We are ready, in short, to dedicate our strength to serving the needs, rather than the fears, of the world. I know of nothing I can add to make plainer the sincere purposes of the United States. They conform to our firm faith that God intended humanity to enjoy, not destroy, the fruits of the Earth and of their own toil. They aspire to this – the lifting, from the backs and from the hearts of all people, of their burden of arms and of fears, so that they may find before them a golden age of freedom and of peace.”

Does Obama hit the ball out of the park with this speech or does he cross a forbidden line? Is this the logical global extension of modern U.S. liberalism, expressed by its foremost exponent, or the selling out of America by a brilliant but callow man unqualified to lead? How could any President of the United States stand before a public audience, with the entire world listening, and say such things?

As some history students among you already know, the excerpts above do not come from Obama’s Oslo acceptance speech. They are the words of a U.S. President but a Republican one – Dwight D. Eisenhower. I changed “Korea” to “Iraq” in what I presented above to maintain the illusion that the words were those of Obama.
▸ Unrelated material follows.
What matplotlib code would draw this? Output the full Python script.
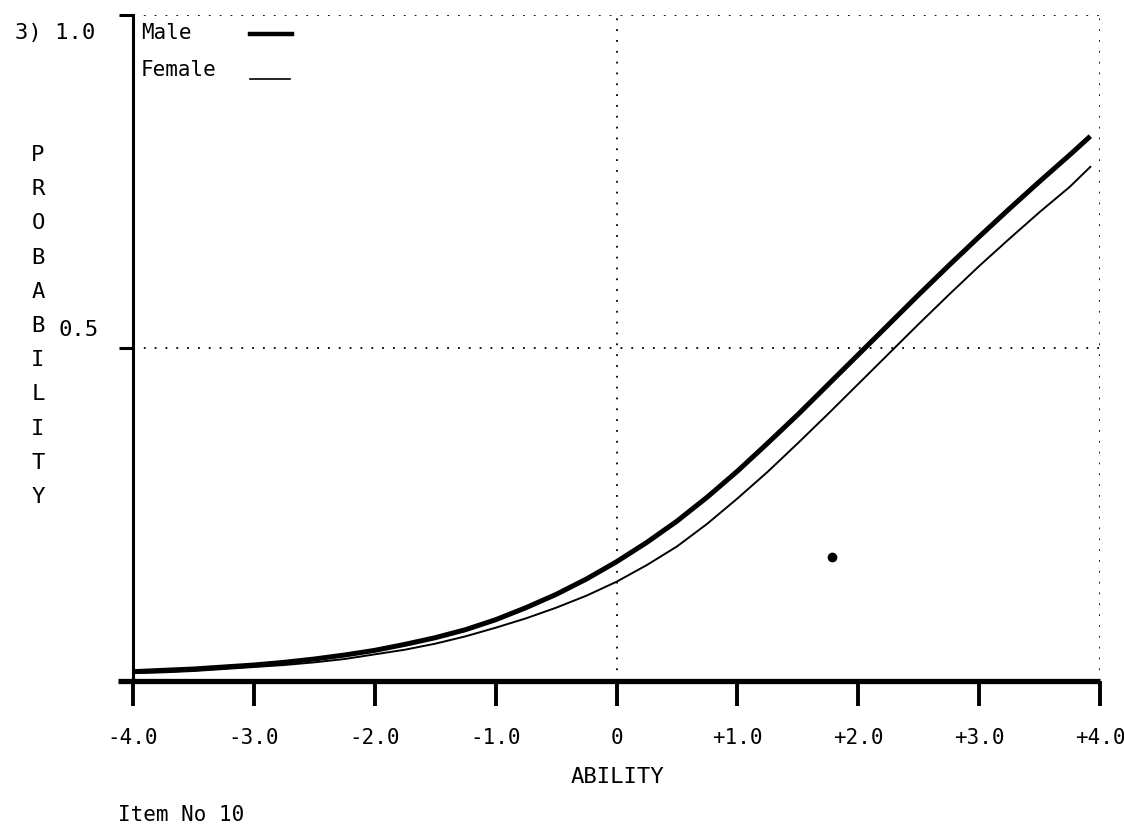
import matplotlib
matplotlib.use("Agg")
import matplotlib.pyplot as plt

# item characteristic curves, item 10, split by group
ability = [-4.00, -3.75, -3.50, -3.25, -3.00, -2.75, -2.50, -2.25, -2.00,
           -1.75, -1.50, -1.25, -1.00, -0.75, -0.50, -0.25, 0.00,
           0.25, 0.50, 0.75, 1.00, 1.25, 1.50, 1.75, 2.00,
           2.25, 2.50, 2.75, 3.00, 3.25, 3.50, 3.75, 3.92]
p_male = [0.014, 0.016, 0.018, 0.021, 0.024, 0.028, 0.033, 0.039, 0.046,
          0.055, 0.065, 0.077, 0.092, 0.110, 0.130, 0.153, 0.179,
          0.208, 0.240, 0.276, 0.315, 0.357, 0.400, 0.445, 0.490,
          0.535, 0.580, 0.624, 0.667, 0.709, 0.750, 0.790, 0.818]
p_female = [0.012, 0.013, 0.015, 0.018, 0.021, 0.024, 0.028, 0.033, 0.040,
            0.047, 0.056, 0.067, 0.080, 0.094, 0.110, 0.128, 0.149,
            0.174, 0.202, 0.236, 0.274, 0.314, 0.357, 0.401, 0.446,
            0.491, 0.536, 0.580, 0.623, 0.664, 0.704, 0.742, 0.772]

x_ticks = [-4, -3, -2, -1, 0, 1, 2, 3, 4]
x_tick_labels = ['-4.0', '-3.0', '-2.0', '-1.0', '0', '+1.0', '+2.0', '+3.0', '+4.0']
y_letters = list("PROBABILITY")
stray_mark = (1.78, 0.186)

FONT = 'DejaVu Sans Mono'
W, H = 1124, 838


def px(x, y):
    # pixel position -> figure fraction
    return x / W, 1 - y / H


fig = plt.figure(figsize=(W / 100, H / 100), dpi=100)
fig.patch.set_facecolor('white')
ax = fig.add_axes([133 / W, 1 - 681 / H, (1100 - 133) / W, (681 - 15) / H])
ax.set_xlim(-4, 4)
ax.set_ylim(0, 1)

ax.plot(ability, p_male, color='black', lw=3.6, solid_capstyle='butt')
ax.plot(ability, p_female, color='black', lw=1.4)
ax.plot(*stray_mark, 'o', color='black', ms=6)

dots = dict(color='black', lw=1.3, ls=(0, (1, 5)))
ax.axvline(0, **dots)
ax.axhline(0.5, **dots)
ax.axhline(1.0, **dots)
ax.axvline(4, **dots)

for s in ['top', 'right']:
    ax.spines[s].set_visible(False)
ax.spines['left'].set_linewidth(2.2)
ax.spines['bottom'].set_visible(False)
# heavy baseline reaching a little left of the y axis
ax.plot([-4.12, 4.0], [0, 0], color='black', lw=3.8, clip_on=False,
        solid_capstyle='butt')

ax.set_xticks(x_ticks)
ax.set_xticklabels(x_tick_labels, family=FONT, fontsize=15)
ax.tick_params(axis='x', direction='out', length=18, width=2.8, pad=16)
ax.set_yticks([0.5, 1.0])
ax.set_yticklabels([])
ax.tick_params(axis='y', direction='out', length=10, width=2.2)

# y axis wording, one letter per row
for i, ch in enumerate(y_letters):
    fig.text(*px(38, 155 + i * 34.2), ch, family=FONT, fontsize=16,
             ha='center', va='center')
fig.text(*px(15, 33), '3) 1.0', family=FONT, fontsize=16, ha='left', va='center')
fig.text(*px(58, 330), '0.5', family=FONT, fontsize=16, ha='left', va='center')

fig.text(*px(617, 777), 'ABILITY', family=FONT, fontsize=16, ha='center', va='center')
fig.text(*px(118, 815), 'Item No 10', family=FONT, fontsize=15, ha='left', va='center')

# legend drawn by hand
fig.text(*px(141, 33), 'Male', family=FONT, fontsize=15, ha='left', va='center')
fig.text(*px(141, 70), 'Female', family=FONT, fontsize=15, ha='left', va='center')
fig.add_artist(plt.Line2D([250 / W, 292 / W], [1 - 34 / H] * 2, color='black', lw=3.2))
fig.add_artist(plt.Line2D([250 / W, 290 / W], [1 - 79 / H] * 2, color='black', lw=1.2))

fig.savefig('out.png', dpi=100, facecolor='white')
However, I quote the vast majority of the text, including the five precepts and five initiatives, almost verbatim.

Eisenhower’s speech was entitled “The Chance for Peace” and given on April 16, 1953 – a mere twelve weeks into his new Presidency. Eisenhower delivered it before the American Society of Newspaper Editors. However, the true intended audience for Eisenhower’s remarks was the Soviet Union. Joseph Stalin had recently died and Eisenhower hoped the Kremlin’s new leadership would welcome an opportunity for a less hostile relationship with the United States.

In the speech, Eisenhower painted the Cold War and its accompanying arms race not merely as a moral outrage but an unsustainable economic burden to both countries. I first discovered this speech several years ago and was struck by its eloquence and persuasiveness. I tended to rank Eisenhower as a competent but somewhat stolid writer and speaker.

I also could not help but wonder if he had given it today, whether his fellow Republicans would have labeled Eisenhower a RINO?

To be sure, Eisenhower was not promoting dialogue merely for its own sake. At one point in the speech, he admonishes, “We care nothing for mere rhetoric. We care only for sincerity of peaceful purpose attested by deeds.”

Yet the fact remains that he proactively reached out, with no preconditions, to America’s fiercest enemy at that time – an enemy easily just as dangerous to our national security as the current threat of terrorism. He offered to respect their form of government and way of life in exchange for a cessation of hostility. He proposed mutual disarmament and placed great emphasis on multilateral international cooperation.

We know in hindsight that the Soviets rebuffed Eisenhower’s gallant offer. If they had not, the Cold War would have been a far less dangerous and stressful time for a generation of Americans. On the other hand, the Soviet Union might still be in existence today had the U.S. chosen Eisenhower’s vision of peaceful coexistence instead of competitive pressure.

Did Eisenhower later regret that the goals he outlined never saw fruition or did he regret he had ever made such an offer in the first place? Was his speech the product of a new President’s energy and optimism or an example of his naivety and inexperience in office? Was it a chance for peace or merely a chance for appeasement?

Whatever your evaluation, it seems Barack Obama is not the first U.S. President to have advocated such policies or found himself judged by them.